> [RAW RECORDS]
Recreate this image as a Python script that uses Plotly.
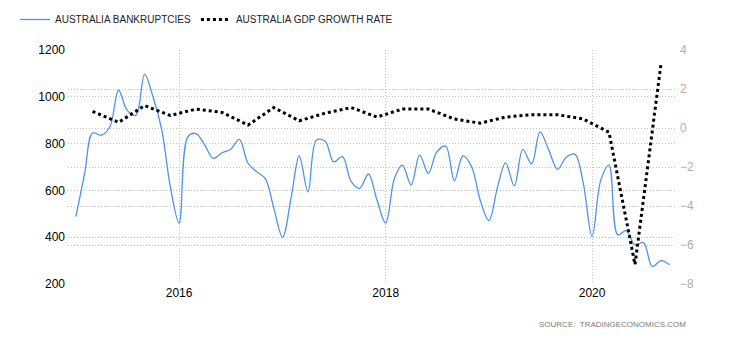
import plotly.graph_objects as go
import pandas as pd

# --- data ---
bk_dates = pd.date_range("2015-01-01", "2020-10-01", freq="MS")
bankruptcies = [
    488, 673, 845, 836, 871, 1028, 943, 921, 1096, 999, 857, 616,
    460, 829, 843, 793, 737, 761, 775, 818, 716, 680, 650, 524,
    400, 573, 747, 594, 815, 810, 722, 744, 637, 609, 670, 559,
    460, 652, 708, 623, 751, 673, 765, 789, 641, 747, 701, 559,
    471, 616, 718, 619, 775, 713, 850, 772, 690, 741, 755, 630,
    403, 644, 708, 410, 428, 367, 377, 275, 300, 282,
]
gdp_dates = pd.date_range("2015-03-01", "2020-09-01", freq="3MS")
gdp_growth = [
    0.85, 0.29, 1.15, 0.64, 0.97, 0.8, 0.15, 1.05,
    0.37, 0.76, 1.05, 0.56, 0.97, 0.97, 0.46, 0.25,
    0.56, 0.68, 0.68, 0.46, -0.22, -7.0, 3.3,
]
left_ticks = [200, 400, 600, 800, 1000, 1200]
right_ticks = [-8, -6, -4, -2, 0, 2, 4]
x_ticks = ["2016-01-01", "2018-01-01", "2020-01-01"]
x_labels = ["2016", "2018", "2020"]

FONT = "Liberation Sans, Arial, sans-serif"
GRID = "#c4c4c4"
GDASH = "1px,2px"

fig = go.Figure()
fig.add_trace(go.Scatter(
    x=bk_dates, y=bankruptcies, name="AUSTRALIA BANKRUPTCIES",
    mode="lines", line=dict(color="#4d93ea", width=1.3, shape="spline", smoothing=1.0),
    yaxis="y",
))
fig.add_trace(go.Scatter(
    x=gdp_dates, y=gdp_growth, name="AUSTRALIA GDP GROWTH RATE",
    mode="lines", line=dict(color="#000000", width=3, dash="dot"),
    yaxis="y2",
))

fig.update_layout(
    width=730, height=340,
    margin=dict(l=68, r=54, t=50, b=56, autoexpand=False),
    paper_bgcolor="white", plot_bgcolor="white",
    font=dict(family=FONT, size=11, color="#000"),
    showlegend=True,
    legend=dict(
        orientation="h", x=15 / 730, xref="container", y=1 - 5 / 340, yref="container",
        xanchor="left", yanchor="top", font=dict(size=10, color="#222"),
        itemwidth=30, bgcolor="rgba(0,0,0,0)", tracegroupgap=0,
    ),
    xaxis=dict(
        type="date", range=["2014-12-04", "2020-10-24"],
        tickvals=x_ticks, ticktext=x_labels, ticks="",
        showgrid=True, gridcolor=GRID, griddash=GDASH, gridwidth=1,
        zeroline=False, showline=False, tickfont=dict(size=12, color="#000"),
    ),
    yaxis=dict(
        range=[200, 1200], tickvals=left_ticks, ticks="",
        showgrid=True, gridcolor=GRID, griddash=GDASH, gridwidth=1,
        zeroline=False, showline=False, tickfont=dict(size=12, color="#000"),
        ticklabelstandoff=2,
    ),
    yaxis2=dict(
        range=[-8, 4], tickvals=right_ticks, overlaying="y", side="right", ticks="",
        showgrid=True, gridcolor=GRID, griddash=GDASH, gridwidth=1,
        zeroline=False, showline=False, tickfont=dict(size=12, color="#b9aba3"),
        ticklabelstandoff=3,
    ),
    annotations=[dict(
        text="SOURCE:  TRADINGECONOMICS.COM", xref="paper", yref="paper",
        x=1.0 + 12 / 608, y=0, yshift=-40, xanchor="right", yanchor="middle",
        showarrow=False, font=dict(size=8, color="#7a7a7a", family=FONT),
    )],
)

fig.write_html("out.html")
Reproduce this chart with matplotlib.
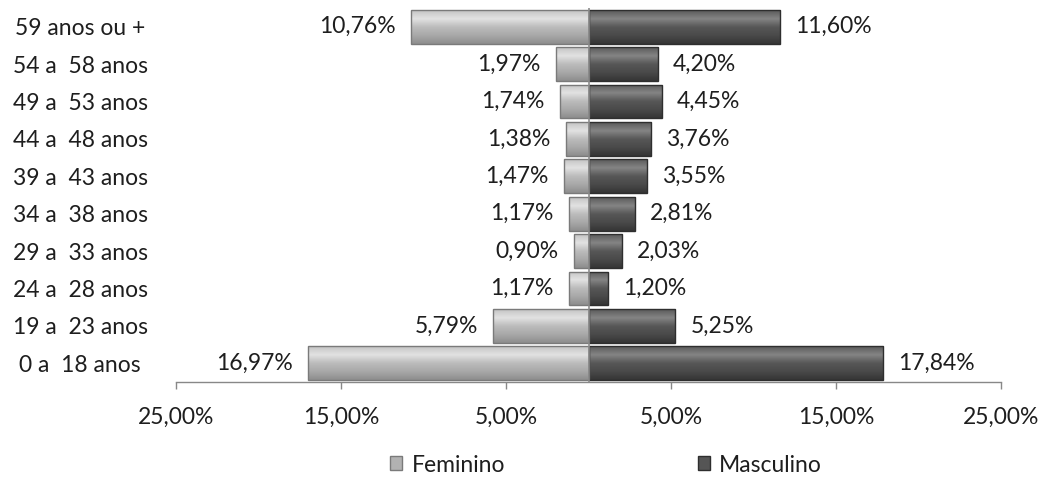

> [WRITTEN PROBLEM] Copy all the lines of data exactly as they appear, dropping any images.

> [THE OUTPUT]
Recreate this image as a Python script that uses Plotly.
import plotly.graph_objects as go
import pandas as pd

# --- data ---
bk_dates = pd.date_range("2015-01-01", "2020-10-01", freq="MS")
bankruptcies = [
    488, 673, 845, 836, 871, 1028, 943, 921, 1096, 999, 857, 616,
    460, 829, 843, 793, 737, 761, 775, 818, 716, 680, 650, 524,
    400, 573, 747, 594, 815, 810, 722, 744, 637, 609, 670, 559,
    460, 652, 708, 623, 751, 673, 765, 789, 641, 747, 701, 559,
    471, 616, 718, 619, 775, 713, 850, 772, 690, 741, 755, 630,
    403, 644, 708, 410, 428, 367, 377, 275, 300, 282,
]
gdp_dates = pd.date_range("2015-03-01", "2020-09-01", freq="3MS")
gdp_growth = [
    0.85, 0.29, 1.15, 0.64, 0.97, 0.8, 0.15, 1.05,
    0.37, 0.76, 1.05, 0.56, 0.97, 0.97, 0.46, 0.25,
    0.56, 0.68, 0.68, 0.46, -0.22, -7.0, 3.3,
]
left_ticks = [200, 400, 600, 800, 1000, 1200]
right_ticks = [-8, -6, -4, -2, 0, 2, 4]
x_ticks = ["2016-01-01", "2018-01-01", "2020-01-01"]
x_labels = ["2016", "2018", "2020"]

FONT = "Liberation Sans, Arial, sans-serif"
GRID = "#c4c4c4"
GDASH = "1px,2px"

fig = go.Figure()
fig.add_trace(go.Scatter(
    x=bk_dates, y=bankruptcies, name="AUSTRALIA BANKRUPTCIES",
    mode="lines", line=dict(color="#4d93ea", width=1.3, shape="spline", smoothing=1.0),
    yaxis="y",
))
fig.add_trace(go.Scatter(
    x=gdp_dates, y=gdp_growth, name="AUSTRALIA GDP GROWTH RATE",
    mode="lines", line=dict(color="#000000", width=3, dash="dot"),
    yaxis="y2",
))

fig.update_layout(
    width=730, height=340,
    margin=dict(l=68, r=54, t=50, b=56, autoexpand=False),
    paper_bgcolor="white", plot_bgcolor="white",
    font=dict(family=FONT, size=11, color="#000"),
    showlegend=True,
    legend=dict(
        orientation="h", x=15 / 730, xref="container", y=1 - 5 / 340, yref="container",
        xanchor="left", yanchor="top", font=dict(size=10, color="#222"),
        itemwidth=30, bgcolor="rgba(0,0,0,0)", tracegroupgap=0,
    ),
    xaxis=dict(
        type="date", range=["2014-12-04", "2020-10-24"],
        tickvals=x_ticks, ticktext=x_labels, ticks="",
        showgrid=True, gridcolor=GRID, griddash=GDASH, gridwidth=1,
        zeroline=False, showline=False, tickfont=dict(size=12, color="#000"),
    ),
    yaxis=dict(
        range=[200, 1200], tickvals=left_ticks, ticks="",
        showgrid=True, gridcolor=GRID, griddash=GDASH, gridwidth=1,
        zeroline=False, showline=False, tickfont=dict(size=12, color="#000"),
        ticklabelstandoff=2,
    ),
    yaxis2=dict(
        range=[-8, 4], tickvals=right_ticks, overlaying="y", side="right", ticks="",
        showgrid=True, gridcolor=GRID, griddash=GDASH, gridwidth=1,
        zeroline=False, showline=False, tickfont=dict(size=12, color="#b9aba3"),
        ticklabelstandoff=3,
    ),
    annotations=[dict(
        text="SOURCE:  TRADINGECONOMICS.COM", xref="paper", yref="paper",
        x=1.0 + 12 / 608, y=0, yshift=-40, xanchor="right", yanchor="middle",
        showarrow=False, font=dict(size=8, color="#7a7a7a", family=FONT),
    )],
)

fig.write_html("out.html")
Reproduce this chart with matplotlib.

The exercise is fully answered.